◆ **DATA SECTION**:
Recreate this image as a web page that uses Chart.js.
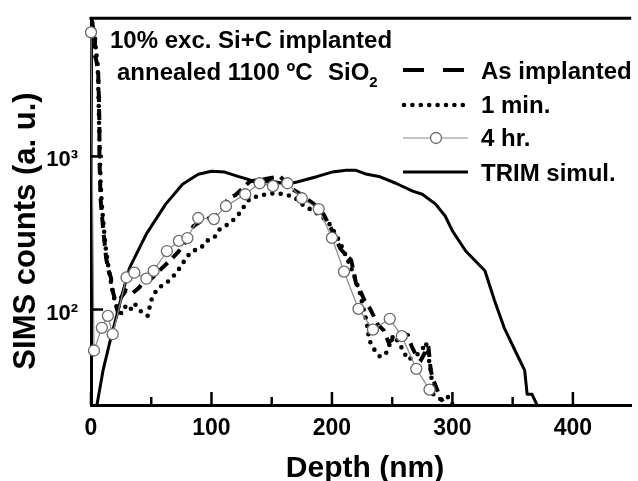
<!DOCTYPE html>
<html>
<head>
<meta charset="utf-8">
<script src="https://cdn.jsdelivr.net/npm/chart.js@4.4.0/dist/chart.umd.min.js"></script>
<style>
html, body { margin: 0; padding: 0; background: #fff; }
#wrap { position: relative; width: 638px; height: 481px; overflow: hidden;
        font-family: "Liberation Sans", Arial, sans-serif; font-weight: bold; color: #000; }
#wrap canvas { position: absolute; left: 0; top: 0; }
.txt { position: absolute; white-space: nowrap; font-size: 24px; line-height: 24px; }
.sub { font-size: 15px; position: relative; top: 7px; }
#ytitle { position: absolute; left: -125px; top: 215px; width: 300px; height: 32px; line-height: 32px;
          font-size: 31px; text-align: center; transform: rotate(-90deg); white-space: nowrap; }
#xtitle { position: absolute; left: 215px; top: 452px; width: 300px; line-height: 30px;
          font-size: 30px; text-align: center; white-space: nowrap; }
</style>
</head>
<body>
<div id="wrap">
  <canvas id="c" width="638" height="481"></canvas>
  <div class="txt" style="left:110px; top:28px;">10% exc. Si+C implanted</div>
  <div class="txt" style="left:117px; top:60px;">annealed 1100 ºC</div>
  <div class="txt" style="left:328px; top:60px;">SiO<span class="sub">2</span></div>
  <div class="txt" style="left:481px; top:59px;">As implanted</div>
  <div class="txt" style="left:481px; top:93px;">1 min.</div>
  <div class="txt" style="left:481px; top:126px;">4 hr.</div>
  <div class="txt" style="left:481px; top:161px;">TRIM simul.</div>
  <div id="ytitle">SIMS counts (a. u.)</div>
  <div id="xtitle">Depth (nm)</div>
</div>
<script>
// axis ticks
const depthTicks = [0, 100, 200, 300, 400];
const depthMinorTicks = [50, 150, 250, 350];
const countTicks = [100, 1000];

// as implanted (dashed)
const implDepth = [0.5, 2, 3.5, 2.5, 4.5, 6, 6.5, 7, 7, 7.5, 8, 9, 10, 12.5, 14.5, 16.5, 18, 20, 22, 25,
    29, 34, 40, 44, 50, 54, 60, 67, 73, 79, 85, 92, 100, 107, 114, 120, 126, 132, 140, 148,
    157, 166, 175, 185, 193, 200, 207, 212, 216, 220, 224, 227, 232, 238, 243, 247, 252, 258, 263, 266,
    270, 274, 277, 280, 282, 284, 288, 292];
const implCounts = [7800, 6800, 5600, 4800, 4200, 3500, 2500, 1600, 1000, 700, 520, 420, 341, 218, 180, 162, 133, 115, 98, 120,
    133, 127, 139, 155, 159, 171, 190, 214, 241, 280, 351, 380, 400, 426, 533, 560, 620, 688, 700, 720,
    740, 620, 560, 488, 420, 330, 250, 225, 210, 148, 130, 115, 100, 80, 73, 61, 65, 70, 68, 58,
    50, 47, 52, 58, 40, 35, 29, 25];

// 1 min anneal (dotted)
const min1Depth = [1, 3, 4, 5.5, 6, 6.5, 7, 7.5, 8, 9, 10.5, 12, 14, 16, 18, 20, 22, 25, 28, 32,
    36, 40, 44, 47, 50, 55, 62, 67, 71, 75, 79, 84, 91, 96, 102, 107, 114, 121, 126, 132,
    139, 145, 153, 161, 169, 177, 185, 193, 198, 204, 209, 214, 218, 223, 227, 229, 230, 231, 235, 240,
    245, 251, 256, 263, 270, 275, 278, 282, 284, 290, 296, 300];
const min1Counts = [7500, 6500, 5000, 4000, 3000, 2000, 1300, 900, 650, 480, 350, 260, 200, 160, 130, 112, 100, 95, 105, 98,
    110, 100, 93, 91, 115, 137, 148, 160, 175, 193, 218, 241, 251, 281, 293, 336, 361, 402, 459, 533,
    550, 566, 575, 566, 541, 473, 440, 396, 361, 302, 250, 202, 171, 130, 95, 82, 71, 63, 55, 49,
    52, 68, 60, 47, 50, 55, 61, 40, 28, 26, 27, 24];

// 4 hr anneal (open circles)
const hr4Depth = [0, 2.5, 9, 14, 18, 29.5, 36, 46, 52, 63, 73, 80, 89, 102, 112, 128, 140, 151, 163, 175,
    189, 200, 210, 222, 234, 248, 258, 270, 281];
const hr4Counts = [6460, 54, 76, 91, 69, 162, 174, 159, 179, 241, 281, 293, 396, 390, 473, 566, 668, 640, 668, 533,
    453, 294, 177, 101, 74, 87, 67, 41, 30];

// TRIM simulation (solid)
const trimDepth = [5, 10, 16, 26, 32, 46, 62, 76, 89, 100, 111, 122, 130, 139, 149, 163, 171, 188, 200, 212,
    220, 229, 239, 253, 267, 275, 286, 294, 300, 311, 327, 335, 343, 352, 360, 362, 366, 370];
const trimCounts = [24, 40, 63, 127, 187, 312, 488, 658, 764, 800, 790, 740, 709, 668, 690, 660, 680, 740, 790, 811,
    811, 764, 740, 668, 593, 566, 488, 408, 326, 241, 179, 114, 76, 54, 40, 28, 28, 24];

const pts = (xs, ys) => xs.map((x, i) => ({ x: x, y: ys[i] }));

const tickFont = (size) => ({ family: '"Liberation Sans", Arial, sans-serif', weight: 'bold', size: size });

// frame top, inward ticks and the key samples
const frameAndKey = {
    id: 'frameAndKey',
    afterDraw(chart) {
        const ctx = chart.ctx;
        const a = chart.chartArea;
        const xs = chart.scales.x, ys = chart.scales.y;
        const seg = (x0, y0, x1, y1) => { ctx.beginPath(); ctx.moveTo(x0, y0); ctx.lineTo(x1, y1); ctx.stroke(); };
        ctx.save();
        ctx.strokeStyle = '#000';
        ctx.lineWidth = 3;
        seg(a.left - 1.5, a.top, a.right, a.top);
        ctx.lineWidth = 2.5;
        depthTicks.forEach(v => { const p = xs.getPixelForValue(v); seg(p, a.bottom, p, a.bottom - 13); });
        depthMinorTicks.forEach(v => { const p = xs.getPixelForValue(v); seg(p, a.bottom, p, a.bottom - 8); });
        countTicks.forEach(v => { const p = ys.getPixelForValue(v); seg(a.left, p, a.left + 12, p); });

        // key
        const ds = chart.data.datasets;
        const kx0 = 403, kx1 = 466;
        // as implanted
        ctx.lineWidth = 4; ctx.setLineDash([21, 19]); ctx.lineCap = 'butt';
        seg(kx0, 70, kx1, 70);
        // 1 min
        ctx.lineWidth = ds[1].borderWidth; ctx.setLineDash([0, 8.4]); ctx.lineCap = 'round';
        seg(kx0 + 1, 105, kx1, 105);
        ctx.setLineDash([]); ctx.lineCap = 'butt';
        // 4 hr
        ctx.strokeStyle = ds[0].borderColor; ctx.lineWidth = ds[0].borderWidth;
        seg(kx0, 138, kx1 + 2, 138);
        ctx.beginPath(); ctx.arc(436, 138, ds[0].pointRadius, 0, Math.PI * 2);
        ctx.fillStyle = '#fff'; ctx.fill();
        ctx.strokeStyle = ds[0].pointBorderColor; ctx.lineWidth = ds[0].pointBorderWidth; ctx.stroke();
        // TRIM
        ctx.strokeStyle = '#000'; ctx.lineWidth = ds[3].borderWidth;
        seg(kx0, 172, kx1 + 2, 172);
        ctx.restore();
    }
};

new Chart(document.getElementById('c'), {
    type: 'line',
    data: {
        datasets: [
            {
                label: '4 hr.', data: pts(hr4Depth, hr4Counts),
                borderColor: '#8a8a8a', borderWidth: 1.2,
                pointRadius: 5.5, pointBackgroundColor: '#fff', pointBorderColor: '#6a6a6a', pointBorderWidth: 1.3,
                order: 0, clip: false
            },
            {
                label: '1 min.', data: pts(min1Depth, min1Counts),
                borderColor: '#000', borderWidth: 4.6, borderDash: [0, 8.4], borderCapStyle: 'round',
                pointRadius: 0, order: 1
            },
            {
                label: 'As implanted', data: pts(implDepth, implCounts),
                borderColor: '#000', borderWidth: 4, borderDash: [11, 7],
                pointRadius: 0, order: 2
            },
            {
                label: 'TRIM simul.', data: pts(trimDepth, trimCounts),
                borderColor: '#000', borderWidth: 3, borderJoinStyle: 'round',
                pointRadius: 0, order: 3
            }
        ]
    },
    options: {
        responsive: false,
        animation: false,
        devicePixelRatio: 1,
        layout: { padding: { top: 16, left: 0, right: 0, bottom: 0 } },
        plugins: { legend: { display: false }, tooltip: { enabled: false } },
        elements: { line: { tension: 0 } },
        scales: {
            x: {
                type: 'linear', min: 0, max: 448.4,
                grid: { display: false },
                border: { display: true, color: '#000', width: 3 },
                ticks: { font: tickFont(23), color: '#000', padding: 2, maxRotation: 0 },
                afterBuildTicks: s => { s.ticks = depthTicks.map(v => ({ value: v })); },
                afterFit: s => { s.height = 76; }
            },
            y: {
                type: 'logarithmic', min: 23.8, max: 7990,
                grid: { display: false },
                border: { display: true, color: '#000', width: 3 },
                ticks: {
                    font: tickFont(22), color: '#000', padding: 5, labelOffset: 4,
                    callback: v => (v === 100 ? '10\u00B2' : v === 1000 ? '10\u00B3' : '')
                },
                afterBuildTicks: s => { s.ticks = countTicks.map(v => ({ value: v })); },
                afterFit: s => { s.width = 91; }
            }
        }
    },
    plugins: [frameAndKey]
});
</script>
</body>
</html>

◆ **WRITTEN EXERCISE**: Please quote the lines of the material, beginning with the first and ending with the one that contains "const countTicks = [100, 1000];", exactly as written and without any pictures.

◆ **RESPONSE**:
Recreate this image as a web page that uses Chart.js.
<!DOCTYPE html>
<html>
<head>
<meta charset="utf-8">
<script src="https://cdn.jsdelivr.net/npm/chart.js@4.4.0/dist/chart.umd.min.js"></script>
<style>
html, body { margin: 0; padding: 0; background: #fff; }
#wrap { position: relative; width: 638px; height: 481px; overflow: hidden;
        font-family: "Liberation Sans", Arial, sans-serif; font-weight: bold; color: #000; }
#wrap canvas { position: absolute; left: 0; top: 0; }
.txt { position: absolute; white-space: nowrap; font-size: 24px; line-height: 24px; }
.sub { font-size: 15px; position: relative; top: 7px; }
#ytitle { position: absolute; left: -125px; top: 215px; width: 300px; height: 32px; line-height: 32px;
          font-size: 31px; text-align: center; transform: rotate(-90deg); white-space: nowrap; }
#xtitle { position: absolute; left: 215px; top: 452px; width: 300px; line-height: 30px;
          font-size: 30px; text-align: center; white-space: nowrap; }
</style>
</head>
<body>
<div id="wrap">
  <canvas id="c" width="638" height="481"></canvas>
  <div class="txt" style="left:110px; top:28px;">10% exc. Si+C implanted</div>
  <div class="txt" style="left:117px; top:60px;">annealed 1100 ºC</div>
  <div class="txt" style="left:328px; top:60px;">SiO<span class="sub">2</span></div>
  <div class="txt" style="left:481px; top:59px;">As implanted</div>
  <div class="txt" style="left:481px; top:93px;">1 min.</div>
  <div class="txt" style="left:481px; top:126px;">4 hr.</div>
  <div class="txt" style="left:481px; top:161px;">TRIM simul.</div>
  <div id="ytitle">SIMS counts (a. u.)</div>
  <div id="xtitle">Depth (nm)</div>
</div>
<script>
// axis ticks
const depthTicks = [0, 100, 200, 300, 400];
const depthMinorTicks = [50, 150, 250, 350];
const countTicks = [100, 1000];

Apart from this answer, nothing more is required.